I know I'm going to be begging my mom to come over when I first have the baby. On the other hand, my MIL plans on coming up (she lives about 6 hours away) on the day of the delivery and then staying with us for a while. I wouldn't mind if she would behave herself, but when my SIL had her baby, she would NOT leave the baby alone! No one else (including SIL) got much of a chance to interact with the new baby because my MIL was completely obsessed. In fact, the baby is now 16 months old, and she's still the same way! My SIL has had to tell her, "No, I'll feed her. No, I'll give her a bath." I'm just hoping she's not as bad with mine b/c it'll be her second grandchild, but I know that if she is, I won't be able to bite my tongue!
 
Going through the same thing! I told my inlaws they couldn't come until baby is 1 month old so we could get into a good routine. Plus my mom is staying with us the first week after baby is born to help with my son who will be 4 at that time. I want my 4 year old to get used to having a sister and get into some what of a routine before having house guests. We don't really get along that well with my inlaws and I don't want that added stress in the house the first month. It is your right to say when you are ready for company espeically if they are staying with you. When you feel comfortabe it will be a better stay for everyone than if they just show up and you aren't ready.You call the shots.
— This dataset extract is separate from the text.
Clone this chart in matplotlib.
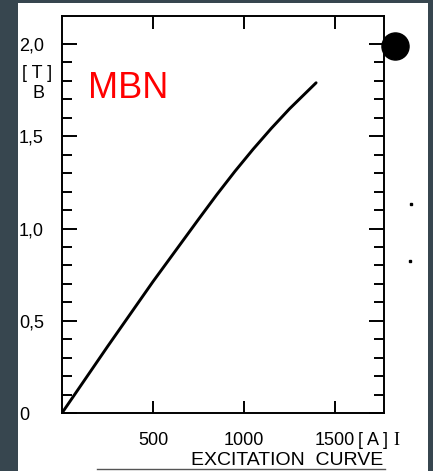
import matplotlib.pyplot as plt
from matplotlib.patches import Rectangle
from matplotlib.lines import Line2D
from matplotlib.ticker import FixedLocator

# excitation curve B(I)
current = [0, 250, 500, 750, 850, 950, 1050, 1150, 1250, 1396]
field = [0, 0.36, 0.7125, 1.05, 1.183, 1.31, 1.43, 1.543, 1.649, 1.79]

x_ticks = [500, 1000, 1500]
x_labels = ['500', '1000', '1500']
y_ticks = [0, 0.5, 1.0, 1.5, 2.0]
y_labels = ['0', '0,5', '1,0', '1,5', '2,0']
y_minor = [0.1, 0.2, 0.3, 0.4, 0.6, 0.7, 0.8, 0.9, 1.1, 1.2, 1.3, 1.4,
           1.6, 1.7, 1.8, 1.9]

W, H = 433, 471
plt.rcParams['font.family'] = ['Liberation Sans', 'DejaVu Sans']
fig = plt.figure(figsize=(W / 100, H / 100), dpi=100, facecolor='#37464f')

# white sheet
fig.patches.append(Rectangle((18 / W, 0), (428 - 18) / W, (H - 3) / H,
                             transform=fig.transFigure, facecolor='white',
                             edgecolor='none', zorder=-10))

ax = fig.add_axes([62 / W, (H - 413) / H, (384 - 62) / W, (413 - 16) / H])
ax.set_facecolor('white')
ax.plot(current, field, color='black', linewidth=2.1,
        solid_capstyle='round', solid_joinstyle='round')

ax.set_xlim(0, 1769)
ax.set_ylim(0, 2.152)

for s in ax.spines.values():
    s.set_linewidth(1.4)

ax.set_xticks(x_ticks)
ax.set_xticklabels(x_labels, fontsize=13)
ax.set_yticks(y_ticks)
ax.set_yticklabels(y_labels, fontsize=13, ha='left')
ax.yaxis.set_minor_locator(FixedLocator(y_minor))

ax.tick_params(axis='x', which='major', direction='in', top=True, bottom=True,
               length=9, width=1.4, pad=14)
ax.tick_params(axis='y', which='major', direction='in', left=True, right=True,
               length=11, width=1.4, pad=31)
ax.tick_params(axis='y', which='minor', direction='in', left=True, right=True,
               length=7, width=1.4)

# axis units
ax.annotate('[ T ]', xy=(0, 1.84), xycoords=('axes fraction', 'data'),
            xytext=(-18, 0), textcoords='offset points',
            ha='center', va='center', fontsize=13)
ax.annotate('B', xy=(0, 1.73), xycoords=('axes fraction', 'data'),
            xytext=(-17, 0), textcoords='offset points',
            ha='center', va='center', fontsize=13)
ax.annotate('[ A ]', xy=(1500, 0), xycoords='data',
            xytext=(16.5, -14), textcoords='offset points',
            ha='left', va='top', fontsize=13, annotation_clip=False)
ax.annotate('I', xy=(1500, 0), xycoords='data',
            xytext=(42, -14), textcoords='offset points',
            ha='left', va='top', fontsize=13, family='Liberation Serif',
            annotation_clip=False)

ax.text(0.2065, 0.7935, 'MBN', transform=ax.transAxes, color='#ff0000',
        fontsize=26, ha='center', va='baseline')

# blot and specks outside the right edge
ax.plot([1830], [1.99], 'o', color='black', markersize=19.5, clip_on=False)
ax.plot([1918, 1912], [1.133, 0.824], 's', color='black', markersize=1.6,
        clip_on=False)

fig.text(287 / W, (H - 465) / H, 'EXCITATION  CURVE', ha='center',
         va='baseline', fontsize=14)
fig.lines.append(Line2D([97 / W, 385 / W], [(H - 469) / H] * 2,
                        transform=fig.transFigure, color='#555555',
                        linewidth=1.0))

fig.savefig('out.png', dpi=100, facecolor=fig.get_facecolor())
Might be different if the in laws are helpful. Mine aren't helpful and my MIL will expect us to wait on her hand and foot. My FIL and MIL will think it is helpful to just hold the new baby instead of what I would really need help with....like laundry (i will probably be a repeat c-section so no lifting), cooking, and helping with my 4 year old.
 
Well now the other grabd parents have found out the other 3 sets are now saying they're going to come round right from the off seeing as mil is!!!! Arrrrghhhhhh!!!!!!!!!!! Mil even wants to be there when I'm going into labour, wtf!????? No way!!!